══ DATA LINES

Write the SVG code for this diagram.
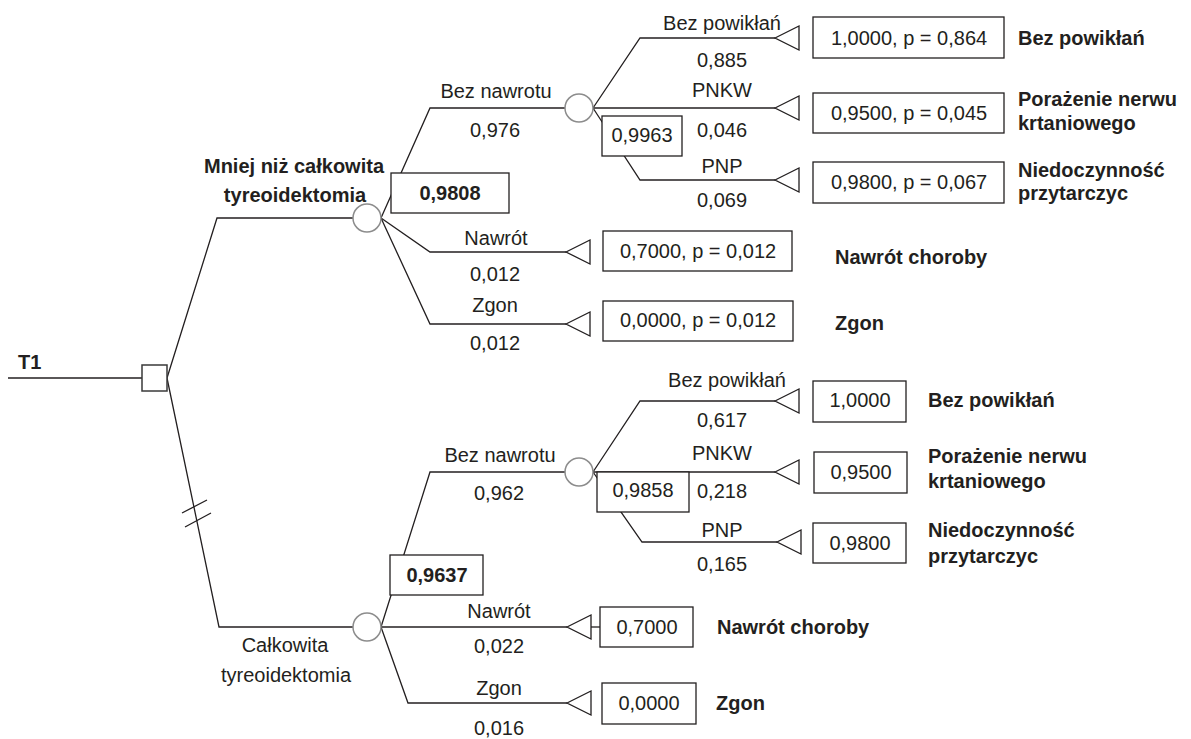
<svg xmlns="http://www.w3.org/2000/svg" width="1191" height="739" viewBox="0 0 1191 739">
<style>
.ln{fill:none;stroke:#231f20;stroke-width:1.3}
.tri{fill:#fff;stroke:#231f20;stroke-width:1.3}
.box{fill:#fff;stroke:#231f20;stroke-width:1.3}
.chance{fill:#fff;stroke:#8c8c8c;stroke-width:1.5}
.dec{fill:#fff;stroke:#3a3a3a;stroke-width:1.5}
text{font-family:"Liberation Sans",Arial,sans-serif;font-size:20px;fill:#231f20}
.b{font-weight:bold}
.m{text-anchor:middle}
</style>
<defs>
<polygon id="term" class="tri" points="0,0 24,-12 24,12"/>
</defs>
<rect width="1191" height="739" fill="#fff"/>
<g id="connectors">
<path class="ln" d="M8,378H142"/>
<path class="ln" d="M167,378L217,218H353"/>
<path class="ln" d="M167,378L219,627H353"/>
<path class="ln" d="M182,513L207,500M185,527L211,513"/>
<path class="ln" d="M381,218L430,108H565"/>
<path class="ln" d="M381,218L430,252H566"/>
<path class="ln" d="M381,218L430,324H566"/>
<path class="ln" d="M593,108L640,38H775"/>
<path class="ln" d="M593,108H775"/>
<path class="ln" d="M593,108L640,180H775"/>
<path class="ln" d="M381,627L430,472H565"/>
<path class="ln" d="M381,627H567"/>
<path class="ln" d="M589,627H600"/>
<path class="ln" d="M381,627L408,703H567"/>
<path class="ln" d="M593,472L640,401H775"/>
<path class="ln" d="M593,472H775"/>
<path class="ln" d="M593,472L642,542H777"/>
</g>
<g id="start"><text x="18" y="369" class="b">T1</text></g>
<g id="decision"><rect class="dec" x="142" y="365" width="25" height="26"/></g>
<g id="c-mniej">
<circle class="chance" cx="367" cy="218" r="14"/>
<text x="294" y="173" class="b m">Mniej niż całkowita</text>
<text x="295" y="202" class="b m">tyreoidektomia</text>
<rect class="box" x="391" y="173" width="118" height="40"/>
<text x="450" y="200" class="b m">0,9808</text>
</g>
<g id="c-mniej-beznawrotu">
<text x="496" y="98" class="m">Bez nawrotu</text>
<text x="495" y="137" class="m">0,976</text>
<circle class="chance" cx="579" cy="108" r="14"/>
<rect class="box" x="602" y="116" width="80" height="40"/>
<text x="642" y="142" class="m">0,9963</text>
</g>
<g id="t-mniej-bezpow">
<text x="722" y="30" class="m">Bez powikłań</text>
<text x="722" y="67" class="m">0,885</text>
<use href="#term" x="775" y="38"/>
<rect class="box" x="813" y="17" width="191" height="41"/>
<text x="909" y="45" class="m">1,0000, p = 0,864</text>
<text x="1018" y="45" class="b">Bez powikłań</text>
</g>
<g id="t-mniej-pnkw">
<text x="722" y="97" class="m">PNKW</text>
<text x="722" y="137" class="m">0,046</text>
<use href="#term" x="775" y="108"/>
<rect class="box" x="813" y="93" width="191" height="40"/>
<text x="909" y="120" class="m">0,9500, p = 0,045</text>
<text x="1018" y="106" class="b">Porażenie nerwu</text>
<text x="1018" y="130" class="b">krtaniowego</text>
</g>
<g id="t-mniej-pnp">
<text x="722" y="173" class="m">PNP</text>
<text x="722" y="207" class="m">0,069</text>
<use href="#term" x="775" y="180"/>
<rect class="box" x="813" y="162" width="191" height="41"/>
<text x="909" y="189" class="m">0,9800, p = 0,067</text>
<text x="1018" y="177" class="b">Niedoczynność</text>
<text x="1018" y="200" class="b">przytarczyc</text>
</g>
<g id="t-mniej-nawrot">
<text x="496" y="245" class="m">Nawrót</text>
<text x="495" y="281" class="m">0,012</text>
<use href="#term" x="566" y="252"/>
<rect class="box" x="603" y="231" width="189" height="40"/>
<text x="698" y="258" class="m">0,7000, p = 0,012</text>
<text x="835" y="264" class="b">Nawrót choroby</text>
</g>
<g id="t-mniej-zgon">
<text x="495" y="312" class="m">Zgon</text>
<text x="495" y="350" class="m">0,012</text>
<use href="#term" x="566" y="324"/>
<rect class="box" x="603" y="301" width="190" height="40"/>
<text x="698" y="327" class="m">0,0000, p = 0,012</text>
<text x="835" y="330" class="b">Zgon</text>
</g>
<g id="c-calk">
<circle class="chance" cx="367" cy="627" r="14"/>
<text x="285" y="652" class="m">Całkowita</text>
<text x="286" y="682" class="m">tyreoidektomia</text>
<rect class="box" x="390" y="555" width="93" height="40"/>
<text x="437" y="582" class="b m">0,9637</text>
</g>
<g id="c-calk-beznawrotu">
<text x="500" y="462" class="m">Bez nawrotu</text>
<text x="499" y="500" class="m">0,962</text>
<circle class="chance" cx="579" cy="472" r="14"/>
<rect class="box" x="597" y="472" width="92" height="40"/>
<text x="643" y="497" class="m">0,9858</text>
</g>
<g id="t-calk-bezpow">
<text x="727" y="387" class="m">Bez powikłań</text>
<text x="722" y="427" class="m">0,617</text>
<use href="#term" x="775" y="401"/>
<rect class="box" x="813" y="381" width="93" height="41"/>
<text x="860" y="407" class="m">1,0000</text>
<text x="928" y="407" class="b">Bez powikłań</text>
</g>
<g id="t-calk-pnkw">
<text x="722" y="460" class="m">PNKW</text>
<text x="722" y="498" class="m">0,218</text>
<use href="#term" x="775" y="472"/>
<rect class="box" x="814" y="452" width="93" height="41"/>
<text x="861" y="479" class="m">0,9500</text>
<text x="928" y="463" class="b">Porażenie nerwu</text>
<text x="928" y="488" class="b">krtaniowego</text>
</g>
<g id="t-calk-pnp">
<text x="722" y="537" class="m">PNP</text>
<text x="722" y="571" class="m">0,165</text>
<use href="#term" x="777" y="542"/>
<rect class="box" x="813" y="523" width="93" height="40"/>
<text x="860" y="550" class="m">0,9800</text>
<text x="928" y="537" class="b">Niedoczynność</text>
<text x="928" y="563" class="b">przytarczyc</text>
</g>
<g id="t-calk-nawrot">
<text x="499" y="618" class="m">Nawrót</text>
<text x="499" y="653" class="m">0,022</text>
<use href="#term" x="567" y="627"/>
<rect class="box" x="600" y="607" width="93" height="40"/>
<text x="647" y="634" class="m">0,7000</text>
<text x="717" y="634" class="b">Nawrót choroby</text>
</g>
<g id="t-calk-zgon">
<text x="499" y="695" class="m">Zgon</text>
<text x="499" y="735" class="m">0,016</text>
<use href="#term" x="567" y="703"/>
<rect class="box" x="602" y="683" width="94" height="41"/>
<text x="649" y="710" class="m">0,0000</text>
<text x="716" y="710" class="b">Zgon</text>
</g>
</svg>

════

**STATED TASK:** Write out the whole listing exactly, and drop the pictures.

**ANSWER:**
Write the SVG code for this diagram.
<svg xmlns="http://www.w3.org/2000/svg" width="1191" height="739" viewBox="0 0 1191 739">
<style>
.ln{fill:none;stroke:#231f20;stroke-width:1.3}
.tri{fill:#fff;stroke:#231f20;stroke-width:1.3}
.box{fill:#fff;stroke:#231f20;stroke-width:1.3}
.chance{fill:#fff;stroke:#8c8c8c;stroke-width:1.5}
.dec{fill:#fff;stroke:#3a3a3a;stroke-width:1.5}
text{font-family:"Liberation Sans",Arial,sans-serif;font-size:20px;fill:#231f20}
.b{font-weight:bold}
.m{text-anchor:middle}
</style>
<defs>
<polygon id="term" class="tri" points="0,0 24,-12 24,12"/>
</defs>
<rect width="1191" height="739" fill="#fff"/>
<g id="connectors">
<path class="ln" d="M8,378H142"/>
<path class="ln" d="M167,378L217,218H353"/>
<path class="ln" d="M167,378L219,627H353"/>
<path class="ln" d="M182,513L207,500M185,527L211,513"/>
<path class="ln" d="M381,218L430,108H565"/>
<path class="ln" d="M381,218L430,252H566"/>
<path class="ln" d="M381,218L430,324H566"/>
<path class="ln" d="M593,108L640,38H775"/>
<path class="ln" d="M593,108H775"/>
<path class="ln" d="M593,108L640,180H775"/>
<path class="ln" d="M381,627L430,472H565"/>
<path class="ln" d="M381,627H567"/>
<path class="ln" d="M589,627H600"/>
<path class="ln" d="M381,627L408,703H567"/>
<path class="ln" d="M593,472L640,401H775"/>
<path class="ln" d="M593,472H775"/>
<path class="ln" d="M593,472L642,542H777"/>
</g>
<g id="start"><text x="18" y="369" class="b">T1</text></g>
<g id="decision"><rect class="dec" x="142" y="365" width="25" height="26"/></g>
<g id="c-mniej">
<circle class="chance" cx="367" cy="218" r="14"/>
<text x="294" y="173" class="b m">Mniej niż całkowita</text>
<text x="295" y="202" class="b m">tyreoidektomia</text>
<rect class="box" x="391" y="173" width="118" height="40"/>
<text x="450" y="200" class="b m">0,9808</text>
</g>
<g id="c-mniej-beznawrotu">
<text x="496" y="98" class="m">Bez nawrotu</text>
<text x="495" y="137" class="m">0,976</text>
<circle class="chance" cx="579" cy="108" r="14"/>
<rect class="box" x="602" y="116" width="80" height="40"/>
<text x="642" y="142" class="m">0,9963</text>
</g>
<g id="t-mniej-bezpow">
<text x="722" y="30" class="m">Bez powikłań</text>
<text x="722" y="67" class="m">0,885</text>
<use href="#term" x="775" y="38"/>
<rect class="box" x="813" y="17" width="191" height="41"/>
<text x="909" y="45" class="m">1,0000, p = 0,864</text>
<text x="1018" y="45" class="b">Bez powikłań</text>
</g>
<g id="t-mniej-pnkw">
<text x="722" y="97" class="m">PNKW</text>
<text x="722" y="137" class="m">0,046</text>
<use href="#term" x="775" y="108"/>
<rect class="box" x="813" y="93" width="191" height="40"/>
<text x="909" y="120" class="m">0,9500, p = 0,045</text>
<text x="1018" y="106" class="b">Porażenie nerwu</text>
<text x="1018" y="130" class="b">krtaniowego</text>
</g>
<g id="t-mniej-pnp">
<text x="722" y="173" class="m">PNP</text>
<text x="722" y="207" class="m">0,069</text>
<use href="#term" x="775" y="180"/>
<rect class="box" x="813" y="162" width="191" height="41"/>
<text x="909" y="189" class="m">0,9800, p = 0,067</text>
<text x="1018" y="177" class="b">Niedoczynność</text>
<text x="1018" y="200" class="b">przytarczyc</text>
</g>
<g id="t-mniej-nawrot">
<text x="496" y="245" class="m">Nawrót</text>
<text x="495" y="281" class="m">0,012</text>
<use href="#term" x="566" y="252"/>
<rect class="box" x="603" y="231" width="189" height="40"/>
<text x="698" y="258" class="m">0,7000, p = 0,012</text>
<text x="835" y="264" class="b">Nawrót choroby</text>
</g>
<g id="t-mniej-zgon">
<text x="495" y="312" class="m">Zgon</text>
<text x="495" y="350" class="m">0,012</text>
<use href="#term" x="566" y="324"/>
<rect class="box" x="603" y="301" width="190" height="40"/>
<text x="698" y="327" class="m">0,0000, p = 0,012</text>
<text x="835" y="330" class="b">Zgon</text>
</g>
<g id="c-calk">
<circle class="chance" cx="367" cy="627" r="14"/>
<text x="285" y="652" class="m">Całkowita</text>
<text x="286" y="682" class="m">tyreoidektomia</text>
<rect class="box" x="390" y="555" width="93" height="40"/>
<text x="437" y="582" class="b m">0,9637</text>
</g>
<g id="c-calk-beznawrotu">
<text x="500" y="462" class="m">Bez nawrotu</text>
<text x="499" y="500" class="m">0,962</text>
<circle class="chance" cx="579" cy="472" r="14"/>
<rect class="box" x="597" y="472" width="92" height="40"/>
<text x="643" y="497" class="m">0,9858</text>
</g>
<g id="t-calk-bezpow">
<text x="727" y="387" class="m">Bez powikłań</text>
<text x="722" y="427" class="m">0,617</text>
<use href="#term" x="775" y="401"/>
<rect class="box" x="813" y="381" width="93" height="41"/>
<text x="860" y="407" class="m">1,0000</text>
<text x="928" y="407" class="b">Bez powikłań</text>
</g>
<g id="t-calk-pnkw">
<text x="722" y="460" class="m">PNKW</text>
<text x="722" y="498" class="m">0,218</text>
<use href="#term" x="775" y="472"/>
<rect class="box" x="814" y="452" width="93" height="41"/>
<text x="861" y="479" class="m">0,9500</text>
<text x="928" y="463" class="b">Porażenie nerwu</text>
<text x="928" y="488" class="b">krtaniowego</text>
</g>
<g id="t-calk-pnp">
<text x="722" y="537" class="m">PNP</text>
<text x="722" y="571" class="m">0,165</text>
<use href="#term" x="777" y="542"/>
<rect class="box" x="813" y="523" width="93" height="40"/>
<text x="860" y="550" class="m">0,9800</text>
<text x="928" y="537" class="b">Niedoczynność</text>
<text x="928" y="563" class="b">przytarczyc</text>
</g>
<g id="t-calk-nawrot">
<text x="499" y="618" class="m">Nawrót</text>
<text x="499" y="653" class="m">0,022</text>
<use href="#term" x="567" y="627"/>
<rect class="box" x="600" y="607" width="93" height="40"/>
<text x="647" y="634" class="m">0,7000</text>
<text x="717" y="634" class="b">Nawrót choroby</text>
</g>
<g id="t-calk-zgon">
<text x="499" y="695" class="m">Zgon</text>
<text x="499" y="735" class="m">0,016</text>
<use href="#term" x="567" y="703"/>
<rect class="box" x="602" y="683" width="94" height="41"/>
<text x="649" y="710" class="m">0,0000</text>
<text x="716" y="710" class="b">Zgon</text>
</g>
</svg>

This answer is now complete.